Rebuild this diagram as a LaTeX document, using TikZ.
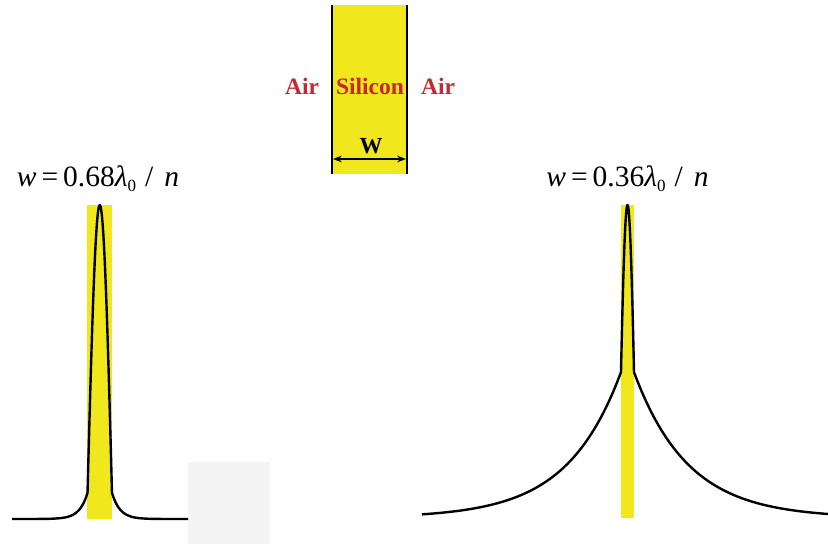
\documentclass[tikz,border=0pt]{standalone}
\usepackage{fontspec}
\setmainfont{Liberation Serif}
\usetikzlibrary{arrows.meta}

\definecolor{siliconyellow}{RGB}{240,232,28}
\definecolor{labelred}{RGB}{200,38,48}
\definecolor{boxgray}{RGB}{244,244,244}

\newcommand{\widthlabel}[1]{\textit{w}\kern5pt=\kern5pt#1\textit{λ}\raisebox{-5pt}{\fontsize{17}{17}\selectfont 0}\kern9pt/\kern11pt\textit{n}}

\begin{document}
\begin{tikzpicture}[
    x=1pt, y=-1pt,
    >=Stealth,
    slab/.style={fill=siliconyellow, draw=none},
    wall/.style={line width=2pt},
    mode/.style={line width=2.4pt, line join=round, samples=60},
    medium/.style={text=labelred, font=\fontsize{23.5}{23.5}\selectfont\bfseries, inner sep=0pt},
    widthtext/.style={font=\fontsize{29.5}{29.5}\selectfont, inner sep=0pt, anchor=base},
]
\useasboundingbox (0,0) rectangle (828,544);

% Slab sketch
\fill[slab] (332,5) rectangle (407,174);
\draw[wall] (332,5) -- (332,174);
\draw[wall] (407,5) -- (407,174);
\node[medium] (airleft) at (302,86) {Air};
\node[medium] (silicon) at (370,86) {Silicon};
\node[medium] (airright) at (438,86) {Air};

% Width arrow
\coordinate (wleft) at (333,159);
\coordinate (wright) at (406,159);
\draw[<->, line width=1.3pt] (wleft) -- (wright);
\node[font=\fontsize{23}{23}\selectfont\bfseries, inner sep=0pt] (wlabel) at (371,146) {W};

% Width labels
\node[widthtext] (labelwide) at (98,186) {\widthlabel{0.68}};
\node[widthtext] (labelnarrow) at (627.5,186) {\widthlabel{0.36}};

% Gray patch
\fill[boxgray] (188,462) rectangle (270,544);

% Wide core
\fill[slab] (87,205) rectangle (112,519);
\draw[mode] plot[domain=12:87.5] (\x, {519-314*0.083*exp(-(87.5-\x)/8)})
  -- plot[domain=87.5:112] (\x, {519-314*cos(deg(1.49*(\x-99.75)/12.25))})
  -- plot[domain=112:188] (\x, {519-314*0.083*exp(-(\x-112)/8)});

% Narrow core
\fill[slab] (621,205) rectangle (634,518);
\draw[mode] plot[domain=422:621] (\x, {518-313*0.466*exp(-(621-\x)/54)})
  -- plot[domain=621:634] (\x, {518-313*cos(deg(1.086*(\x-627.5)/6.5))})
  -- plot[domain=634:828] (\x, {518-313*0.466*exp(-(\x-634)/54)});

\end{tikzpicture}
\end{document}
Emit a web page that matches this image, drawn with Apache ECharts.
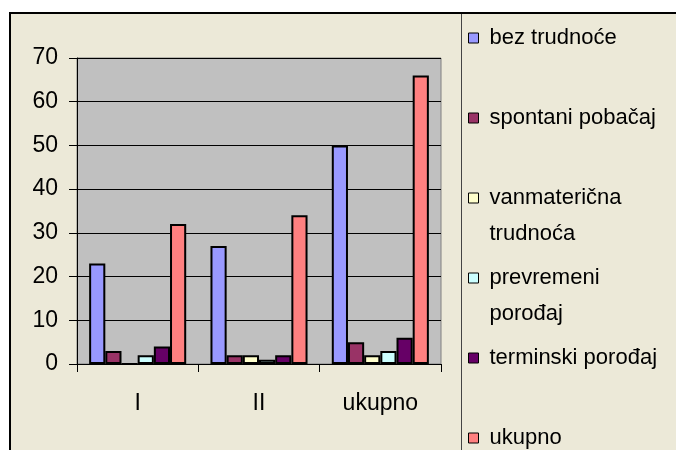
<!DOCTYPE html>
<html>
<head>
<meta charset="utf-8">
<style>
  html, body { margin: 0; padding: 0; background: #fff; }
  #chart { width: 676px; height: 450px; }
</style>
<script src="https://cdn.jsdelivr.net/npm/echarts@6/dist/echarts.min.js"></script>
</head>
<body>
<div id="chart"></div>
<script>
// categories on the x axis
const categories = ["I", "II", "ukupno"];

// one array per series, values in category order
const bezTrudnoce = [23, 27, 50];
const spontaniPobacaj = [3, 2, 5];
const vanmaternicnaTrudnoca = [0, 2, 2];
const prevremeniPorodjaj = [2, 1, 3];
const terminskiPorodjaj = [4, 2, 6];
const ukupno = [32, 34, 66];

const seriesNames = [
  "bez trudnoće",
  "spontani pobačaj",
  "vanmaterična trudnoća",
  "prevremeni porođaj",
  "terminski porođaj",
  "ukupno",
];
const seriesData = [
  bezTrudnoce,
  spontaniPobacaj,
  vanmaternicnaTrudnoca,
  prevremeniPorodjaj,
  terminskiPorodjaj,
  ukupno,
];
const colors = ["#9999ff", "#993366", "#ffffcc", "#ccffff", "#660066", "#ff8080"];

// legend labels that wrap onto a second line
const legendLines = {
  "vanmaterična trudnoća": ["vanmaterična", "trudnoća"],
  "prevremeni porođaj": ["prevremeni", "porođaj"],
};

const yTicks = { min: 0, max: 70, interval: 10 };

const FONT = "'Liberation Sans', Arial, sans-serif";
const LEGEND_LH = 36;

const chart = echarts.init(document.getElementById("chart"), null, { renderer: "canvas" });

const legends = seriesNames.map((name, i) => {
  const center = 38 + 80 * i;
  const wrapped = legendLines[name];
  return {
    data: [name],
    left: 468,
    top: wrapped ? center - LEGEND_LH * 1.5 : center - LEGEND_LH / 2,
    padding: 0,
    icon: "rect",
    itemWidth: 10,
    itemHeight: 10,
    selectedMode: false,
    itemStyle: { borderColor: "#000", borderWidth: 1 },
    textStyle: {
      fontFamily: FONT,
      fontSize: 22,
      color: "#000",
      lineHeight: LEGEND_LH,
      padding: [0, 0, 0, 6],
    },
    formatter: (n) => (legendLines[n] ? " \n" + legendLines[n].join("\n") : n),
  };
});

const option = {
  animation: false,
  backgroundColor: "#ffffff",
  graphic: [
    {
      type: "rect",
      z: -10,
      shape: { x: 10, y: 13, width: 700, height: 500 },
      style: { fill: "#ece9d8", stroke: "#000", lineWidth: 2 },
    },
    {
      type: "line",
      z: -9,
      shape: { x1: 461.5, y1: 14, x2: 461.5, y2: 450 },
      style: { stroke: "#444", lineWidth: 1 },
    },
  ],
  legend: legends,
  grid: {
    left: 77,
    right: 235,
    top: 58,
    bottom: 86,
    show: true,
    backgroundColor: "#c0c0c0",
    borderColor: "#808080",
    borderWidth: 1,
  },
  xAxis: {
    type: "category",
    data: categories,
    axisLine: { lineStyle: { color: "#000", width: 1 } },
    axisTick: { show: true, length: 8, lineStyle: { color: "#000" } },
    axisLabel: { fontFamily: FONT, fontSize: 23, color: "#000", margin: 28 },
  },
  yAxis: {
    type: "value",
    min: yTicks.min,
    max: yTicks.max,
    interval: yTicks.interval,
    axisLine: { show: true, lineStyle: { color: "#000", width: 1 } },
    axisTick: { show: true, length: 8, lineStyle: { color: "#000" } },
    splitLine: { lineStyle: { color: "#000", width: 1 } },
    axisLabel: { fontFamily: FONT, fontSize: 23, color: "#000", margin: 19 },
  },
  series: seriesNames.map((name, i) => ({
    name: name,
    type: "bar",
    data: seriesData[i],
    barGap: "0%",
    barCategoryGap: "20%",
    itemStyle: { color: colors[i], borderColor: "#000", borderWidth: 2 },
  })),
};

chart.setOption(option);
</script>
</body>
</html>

* * * * * * * * *

What to produce ▸
Repeat the material above verbatim. Leave the pictures behind.

Final answer ▸
Rebuild this diagram as a LaTeX document, using TikZ.
\documentclass[tikz,border=0pt]{standalone}
\usepackage{fontspec}
\setmainfont{Liberation Serif}
\usetikzlibrary{arrows.meta}

\definecolor{siliconyellow}{RGB}{240,232,28}
\definecolor{labelred}{RGB}{200,38,48}
\definecolor{boxgray}{RGB}{244,244,244}

\newcommand{\widthlabel}[1]{\textit{w}\kern5pt=\kern5pt#1\textit{λ}\raisebox{-5pt}{\fontsize{17}{17}\selectfont 0}\kern9pt/\kern11pt\textit{n}}

\begin{document}
\begin{tikzpicture}[
    x=1pt, y=-1pt,
    >=Stealth,
    slab/.style={fill=siliconyellow, draw=none},
    wall/.style={line width=2pt},
    mode/.style={line width=2.4pt, line join=round, samples=60},
    medium/.style={text=labelred, font=\fontsize{23.5}{23.5}\selectfont\bfseries, inner sep=0pt},
    widthtext/.style={font=\fontsize{29.5}{29.5}\selectfont, inner sep=0pt, anchor=base},
]
\useasboundingbox (0,0) rectangle (828,544);

% Slab sketch
\fill[slab] (332,5) rectangle (407,174);
\draw[wall] (332,5) -- (332,174);
\draw[wall] (407,5) -- (407,174);
\node[medium] (airleft) at (302,86) {Air};
\node[medium] (silicon) at (370,86) {Silicon};
\node[medium] (airright) at (438,86) {Air};

% Width arrow
\coordinate (wleft) at (333,159);
\coordinate (wright) at (406,159);
\draw[<->, line width=1.3pt] (wleft) -- (wright);
\node[font=\fontsize{23}{23}\selectfont\bfseries, inner sep=0pt] (wlabel) at (371,146) {W};

% Width labels
\node[widthtext] (labelwide) at (98,186) {\widthlabel{0.68}};
\node[widthtext] (labelnarrow) at (627.5,186) {\widthlabel{0.36}};

% Gray patch
\fill[boxgray] (188,462) rectangle (270,544);

% Wide core
\fill[slab] (87,205) rectangle (112,519);
\draw[mode] plot[domain=12:87.5] (\x, {519-314*0.083*exp(-(87.5-\x)/8)})
  -- plot[domain=87.5:112] (\x, {519-314*cos(deg(1.49*(\x-99.75)/12.25))})
  -- plot[domain=112:188] (\x, {519-314*0.083*exp(-(\x-112)/8)});

% Narrow core
\fill[slab] (621,205) rectangle (634,518);
\draw[mode] plot[domain=422:621] (\x, {518-313*0.466*exp(-(621-\x)/54)})
  -- plot[domain=621:634] (\x, {518-313*cos(deg(1.086*(\x-627.5)/6.5))})
  -- plot[domain=634:828] (\x, {518-313*0.466*exp(-(\x-634)/54)});

\end{tikzpicture}
\end{document}
Emit a web page that matches this image, drawn with Apache ECharts.
<!DOCTYPE html>
<html>
<head>
<meta charset="utf-8">
<style>
  html, body { margin: 0; padding: 0; background: #fff; }
  #chart { width: 676px; height: 450px; }
</style>
<script src="https://cdn.jsdelivr.net/npm/echarts@6/dist/echarts.min.js"></script>
</head>
<body>
<div id="chart"></div>
<script>
// categories on the x axis
const categories = ["I", "II", "ukupno"];

// one array per series, values in category order
const bezTrudnoce = [23, 27, 50];
const spontaniPobacaj = [3, 2, 5];
const vanmaternicnaTrudnoca = [0, 2, 2];
const prevremeniPorodjaj = [2, 1, 3];
const terminskiPorodjaj = [4, 2, 6];
const ukupno = [32, 34, 66];

const seriesNames = [
  "bez trudnoće",
  "spontani pobačaj",
  "vanmaterična trudnoća",
  "prevremeni porođaj",
  "terminski porođaj",
  "ukupno",
];
const seriesData = [
  bezTrudnoce,
  spontaniPobacaj,
  vanmaternicnaTrudnoca,
  prevremeniPorodjaj,
  terminskiPorodjaj,
  ukupno,
];
const colors = ["#9999ff", "#993366", "#ffffcc", "#ccffff", "#660066", "#ff8080"];

// legend labels that wrap onto a second line
const legendLines = {
  "vanmaterična trudnoća": ["vanmaterična", "trudnoća"],
  "prevremeni porođaj": ["prevremeni", "porođaj"],
};

const yTicks = { min: 0, max: 70, interval: 10 };

const FONT = "'Liberation Sans', Arial, sans-serif";
const LEGEND_LH = 36;

const chart = echarts.init(document.getElementById("chart"), null, { renderer: "canvas" });

const legends = seriesNames.map((name, i) => {
  const center = 38 + 80 * i;
  const wrapped = legendLines[name];
  return {
    data: [name],
    left: 468,
    top: wrapped ? center - LEGEND_LH * 1.5 : center - LEGEND_LH / 2,
    padding: 0,
    icon: "rect",
    itemWidth: 10,
    itemHeight: 10,
    selectedMode: false,
    itemStyle: { borderColor: "#000", borderWidth: 1 },
    textStyle: {
      fontFamily: FONT,
      fontSize: 22,
      color: "#000",
      lineHeight: LEGEND_LH,
      padding: [0, 0, 0, 6],
    },
    formatter: (n) => (legendLines[n] ? " \n" + legendLines[n].join("\n") : n),
  };
});

const option = {
  animation: false,
  backgroundColor: "#ffffff",
  graphic: [
    {
      type: "rect",
      z: -10,
      shape: { x: 10, y: 13, width: 700, height: 500 },
      style: { fill: "#ece9d8", stroke: "#000", lineWidth: 2 },
    },
    {
      type: "line",
      z: -9,
      shape: { x1: 461.5, y1: 14, x2: 461.5, y2: 450 },
      style: { stroke: "#444", lineWidth: 1 },
    },
  ],
  legend: legends,
  grid: {
    left: 77,
    right: 235,
    top: 58,
    bottom: 86,
    show: true,
    backgroundColor: "#c0c0c0",
    borderColor: "#808080",
    borderWidth: 1,
  },
  xAxis: {
    type: "category",
    data: categories,
    axisLine: { lineStyle: { color: "#000", width: 1 } },
    axisTick: { show: true, length: 8, lineStyle: { color: "#000" } },
    axisLabel: { fontFamily: FONT, fontSize: 23, color: "#000", margin: 28 },
  },
  yAxis: {
    type: "value",
    min: yTicks.min,
    max: yTicks.max,
    interval: yTicks.interval,
    axisLine: { show: true, lineStyle: { color: "#000", width: 1 } },
    axisTick: { show: true, length: 8, lineStyle: { color: "#000" } },
    splitLine: { lineStyle: { color: "#000", width: 1 } },
    axisLabel: { fontFamily: FONT, fontSize: 23, color: "#000", margin: 19 },
  },
  series: seriesNames.map((name, i) => ({
    name: name,
    type: "bar",
    data: seriesData[i],
    barGap: "0%",
    barCategoryGap: "20%",
    itemStyle: { color: colors[i], borderColor: "#000", borderWidth: 2 },
  })),
};

chart.setOption(option);
</script>
</body>
</html>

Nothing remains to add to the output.